DATA LINES =>
==========
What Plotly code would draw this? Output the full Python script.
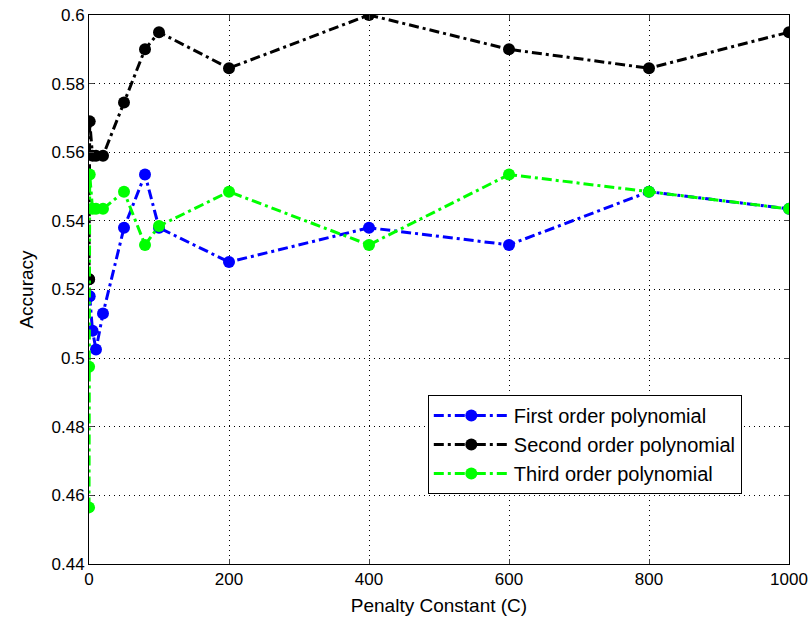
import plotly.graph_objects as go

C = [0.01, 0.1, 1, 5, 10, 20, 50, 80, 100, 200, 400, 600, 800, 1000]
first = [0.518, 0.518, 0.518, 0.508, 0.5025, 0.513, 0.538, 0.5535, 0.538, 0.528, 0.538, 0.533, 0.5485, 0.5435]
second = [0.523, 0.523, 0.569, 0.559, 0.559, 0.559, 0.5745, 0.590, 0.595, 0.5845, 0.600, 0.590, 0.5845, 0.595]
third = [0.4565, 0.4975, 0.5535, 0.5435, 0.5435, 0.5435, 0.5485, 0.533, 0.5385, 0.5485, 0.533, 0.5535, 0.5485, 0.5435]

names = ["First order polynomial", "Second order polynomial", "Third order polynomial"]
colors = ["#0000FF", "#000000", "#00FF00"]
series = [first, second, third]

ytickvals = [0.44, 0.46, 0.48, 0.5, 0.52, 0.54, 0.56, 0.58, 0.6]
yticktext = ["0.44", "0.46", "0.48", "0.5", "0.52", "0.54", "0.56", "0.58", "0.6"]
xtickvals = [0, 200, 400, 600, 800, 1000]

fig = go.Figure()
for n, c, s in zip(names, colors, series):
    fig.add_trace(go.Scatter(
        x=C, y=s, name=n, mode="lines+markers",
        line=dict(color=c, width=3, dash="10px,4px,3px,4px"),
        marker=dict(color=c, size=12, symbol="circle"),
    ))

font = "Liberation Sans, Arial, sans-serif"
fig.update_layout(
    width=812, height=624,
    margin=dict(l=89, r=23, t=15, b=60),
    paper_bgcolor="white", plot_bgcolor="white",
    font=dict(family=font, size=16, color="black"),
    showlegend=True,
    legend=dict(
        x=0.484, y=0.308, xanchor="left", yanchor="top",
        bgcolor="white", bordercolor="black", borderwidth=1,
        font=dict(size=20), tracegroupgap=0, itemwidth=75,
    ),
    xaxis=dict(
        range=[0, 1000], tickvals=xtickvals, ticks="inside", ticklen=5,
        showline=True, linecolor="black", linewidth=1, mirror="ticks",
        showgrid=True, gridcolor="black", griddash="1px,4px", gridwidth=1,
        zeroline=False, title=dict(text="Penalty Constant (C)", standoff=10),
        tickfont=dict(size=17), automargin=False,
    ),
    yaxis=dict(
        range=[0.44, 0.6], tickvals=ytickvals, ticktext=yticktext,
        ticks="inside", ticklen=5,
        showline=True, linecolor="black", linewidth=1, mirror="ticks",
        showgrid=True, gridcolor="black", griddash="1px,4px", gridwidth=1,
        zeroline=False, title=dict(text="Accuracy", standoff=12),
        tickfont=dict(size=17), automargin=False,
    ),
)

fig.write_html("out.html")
==========
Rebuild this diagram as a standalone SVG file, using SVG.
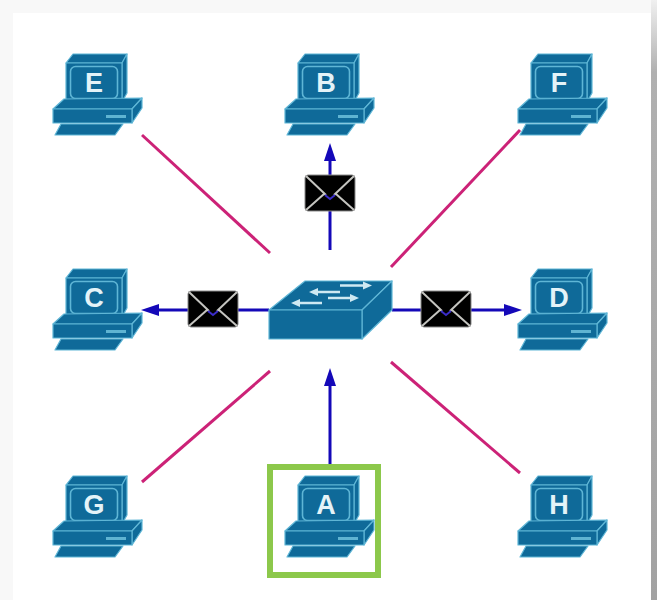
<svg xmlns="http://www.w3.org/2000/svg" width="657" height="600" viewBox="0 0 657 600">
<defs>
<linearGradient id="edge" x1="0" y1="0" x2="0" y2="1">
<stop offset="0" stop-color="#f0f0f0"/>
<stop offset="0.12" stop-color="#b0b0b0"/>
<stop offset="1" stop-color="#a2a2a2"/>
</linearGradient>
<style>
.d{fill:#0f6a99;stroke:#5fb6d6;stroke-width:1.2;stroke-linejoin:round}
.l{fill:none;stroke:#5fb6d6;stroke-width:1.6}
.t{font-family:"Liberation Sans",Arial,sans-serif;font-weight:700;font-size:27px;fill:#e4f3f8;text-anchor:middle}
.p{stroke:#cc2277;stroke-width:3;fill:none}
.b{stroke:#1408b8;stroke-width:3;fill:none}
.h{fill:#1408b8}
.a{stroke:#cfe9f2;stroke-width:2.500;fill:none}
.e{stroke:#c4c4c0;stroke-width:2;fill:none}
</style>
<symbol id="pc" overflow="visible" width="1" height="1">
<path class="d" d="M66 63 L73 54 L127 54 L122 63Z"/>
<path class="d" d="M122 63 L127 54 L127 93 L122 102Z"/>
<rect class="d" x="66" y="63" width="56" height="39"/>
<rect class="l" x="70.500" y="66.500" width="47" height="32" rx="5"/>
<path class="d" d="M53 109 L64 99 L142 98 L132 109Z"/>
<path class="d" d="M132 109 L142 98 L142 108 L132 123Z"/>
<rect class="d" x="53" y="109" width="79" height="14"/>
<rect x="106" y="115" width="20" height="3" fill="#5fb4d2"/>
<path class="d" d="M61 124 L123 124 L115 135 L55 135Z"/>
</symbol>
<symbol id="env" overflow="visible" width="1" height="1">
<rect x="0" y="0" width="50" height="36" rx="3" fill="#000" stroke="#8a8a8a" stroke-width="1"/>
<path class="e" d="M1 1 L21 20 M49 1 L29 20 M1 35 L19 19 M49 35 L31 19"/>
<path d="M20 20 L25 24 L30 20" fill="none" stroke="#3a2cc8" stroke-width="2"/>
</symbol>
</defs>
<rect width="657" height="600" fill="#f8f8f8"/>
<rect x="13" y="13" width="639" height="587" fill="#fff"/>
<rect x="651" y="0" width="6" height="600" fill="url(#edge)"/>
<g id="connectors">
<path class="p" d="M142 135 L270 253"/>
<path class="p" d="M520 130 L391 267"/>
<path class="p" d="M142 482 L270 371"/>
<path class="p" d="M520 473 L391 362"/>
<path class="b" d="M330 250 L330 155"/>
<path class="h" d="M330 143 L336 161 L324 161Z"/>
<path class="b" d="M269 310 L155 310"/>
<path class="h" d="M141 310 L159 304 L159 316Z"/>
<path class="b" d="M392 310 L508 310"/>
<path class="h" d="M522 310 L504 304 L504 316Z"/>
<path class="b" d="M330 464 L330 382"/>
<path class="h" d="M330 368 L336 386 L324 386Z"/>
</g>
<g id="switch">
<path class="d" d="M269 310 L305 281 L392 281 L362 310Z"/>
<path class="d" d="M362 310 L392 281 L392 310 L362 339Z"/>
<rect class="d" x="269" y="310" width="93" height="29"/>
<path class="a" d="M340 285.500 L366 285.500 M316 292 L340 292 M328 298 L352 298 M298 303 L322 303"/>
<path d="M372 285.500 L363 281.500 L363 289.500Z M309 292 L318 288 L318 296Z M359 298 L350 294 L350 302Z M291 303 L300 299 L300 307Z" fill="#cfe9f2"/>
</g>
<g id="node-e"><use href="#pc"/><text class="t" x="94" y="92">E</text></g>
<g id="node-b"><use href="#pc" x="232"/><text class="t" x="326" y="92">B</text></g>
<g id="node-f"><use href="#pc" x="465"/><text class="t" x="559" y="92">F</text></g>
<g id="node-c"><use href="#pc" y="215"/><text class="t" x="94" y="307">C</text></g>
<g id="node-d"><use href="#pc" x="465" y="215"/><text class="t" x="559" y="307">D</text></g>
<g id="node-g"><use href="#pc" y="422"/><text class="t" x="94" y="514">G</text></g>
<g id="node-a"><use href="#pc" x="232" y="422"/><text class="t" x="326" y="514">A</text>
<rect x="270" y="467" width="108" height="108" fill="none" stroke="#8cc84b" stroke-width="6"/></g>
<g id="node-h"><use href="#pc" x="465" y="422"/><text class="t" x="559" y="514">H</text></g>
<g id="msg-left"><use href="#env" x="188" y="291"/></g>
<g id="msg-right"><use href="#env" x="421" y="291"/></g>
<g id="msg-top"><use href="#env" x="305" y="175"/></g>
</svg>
==========
TASK DESCRIPTION => Set down exactly the lines above, from the line containing "What Plotly code" through the line containing "xtickvals = [0, 200, 400, 600, 800, 1000]". Skip the pictures.

TASK RESPONSE =>
What Plotly code would draw this? Output the full Python script.
import plotly.graph_objects as go

C = [0.01, 0.1, 1, 5, 10, 20, 50, 80, 100, 200, 400, 600, 800, 1000]
first = [0.518, 0.518, 0.518, 0.508, 0.5025, 0.513, 0.538, 0.5535, 0.538, 0.528, 0.538, 0.533, 0.5485, 0.5435]
second = [0.523, 0.523, 0.569, 0.559, 0.559, 0.559, 0.5745, 0.590, 0.595, 0.5845, 0.600, 0.590, 0.5845, 0.595]
third = [0.4565, 0.4975, 0.5535, 0.5435, 0.5435, 0.5435, 0.5485, 0.533, 0.5385, 0.5485, 0.533, 0.5535, 0.5485, 0.5435]

names = ["First order polynomial", "Second order polynomial", "Third order polynomial"]
colors = ["#0000FF", "#000000", "#00FF00"]
series = [first, second, third]

ytickvals = [0.44, 0.46, 0.48, 0.5, 0.52, 0.54, 0.56, 0.58, 0.6]
yticktext = ["0.44", "0.46", "0.48", "0.5", "0.52", "0.54", "0.56", "0.58", "0.6"]
xtickvals = [0, 200, 400, 600, 800, 1000]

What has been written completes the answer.